I live in a wonderful neighborhood. It’s packed with both military and non-military families, most with children around my own kids’ ages. On the weekends, it’s the norm to see all of our kids meeting up outside to ride bikes, build tree forts, play on swing sets, and jump on trampolines. As parents, we all seem to share similar values, and we’ve gotten to know each other well enough to feel comfortable entrusting our children in each other’s supervision.
That’s why I was so shocked when last weekend I wandered over to a neighbors’ house and found my son watching “Black Hawk Down,” a movie that comes nowhere close to making the cut on my list of appropriate movies for an 8-year-old. Ignoring the smaller issue of the father neglecting to ask my permission to show my child an R-rated movie, I focused on the bigger issue: what made him think that this particular film was suitable for young children to watch?
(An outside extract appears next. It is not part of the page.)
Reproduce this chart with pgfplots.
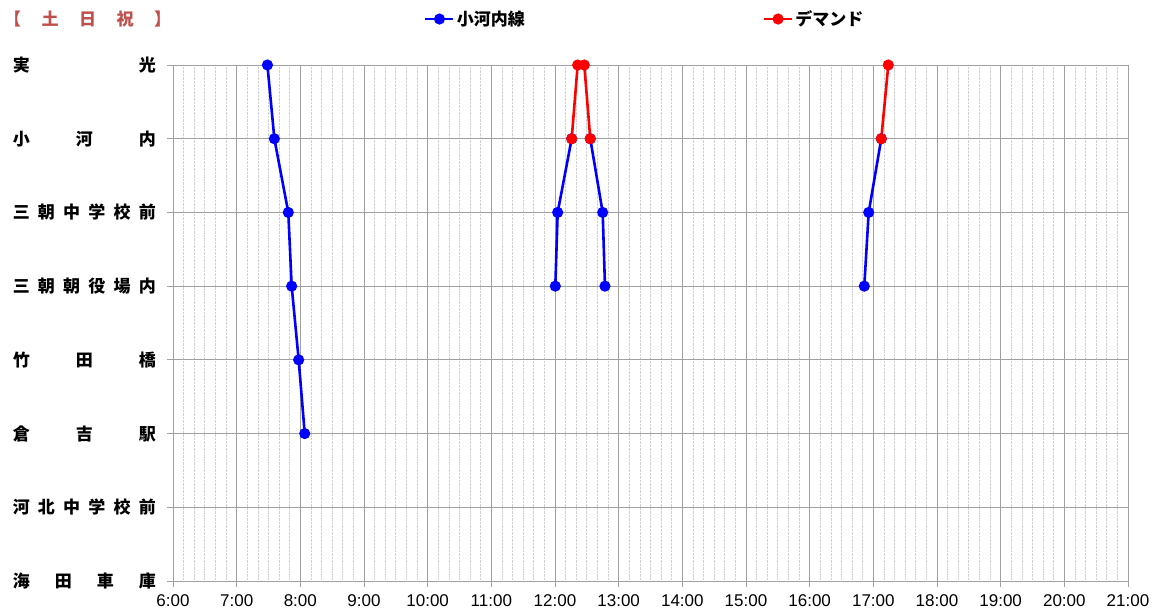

My son has a vague concept of war and the fact that our country has been at war for his entire lifetime. He knows that wars are fought by men and women in the military. He knows that his father is in the military. He knows that his father has gone on “trips” to faraway places where the bad guys are. And he knows that even though his dad returned home safely, some people die and some people come back hurt. Those are facts I’m comfortable with him knowing, facts I feel he’s capable of processing both intellectually and emotionally.
War movies like “Black Hawk Down,” on the other hand, are not something I feel he’s old enough to handle on any level. I’m an adult, and I have a hard time wrapping my own head around war movies. All I have to do is think about certain scenes from “Saving Private Ryan” or “We Were Soldiers” or “Act of Valor” and I get choked up. I can’t help it. It hits too close to home.
That’s why I worry about my military brats watching these movies before they’re emotionally ready. As I explained to my neighbor, I don’t want my son having “Black Hawk Down” flashbacks if and when his father comes home one day and announces he’s deploying again. My son is well aware that, unlike other movies like “Harry Potter,” this one is based on reality. The scary parts can’t be explained away by calling it make-believe. War isn’t make-believe. And I don’t think he needs that kind of reality at 8-years-old.
I’m not trying to shelter my children from war and pretend it doesn’t exist. I’m just waiting until I feel they’re mature enough to handle the content portrayed in these movies. And when they are, my husband and I (not my neighbor) will be the ones sitting next to them, ready to answer their questions and allay their fears.
Do you allow your military brats to watch war movies? If so, what are their reactions? At what age do you think kids can handle war movies like “Black Hawk Down?”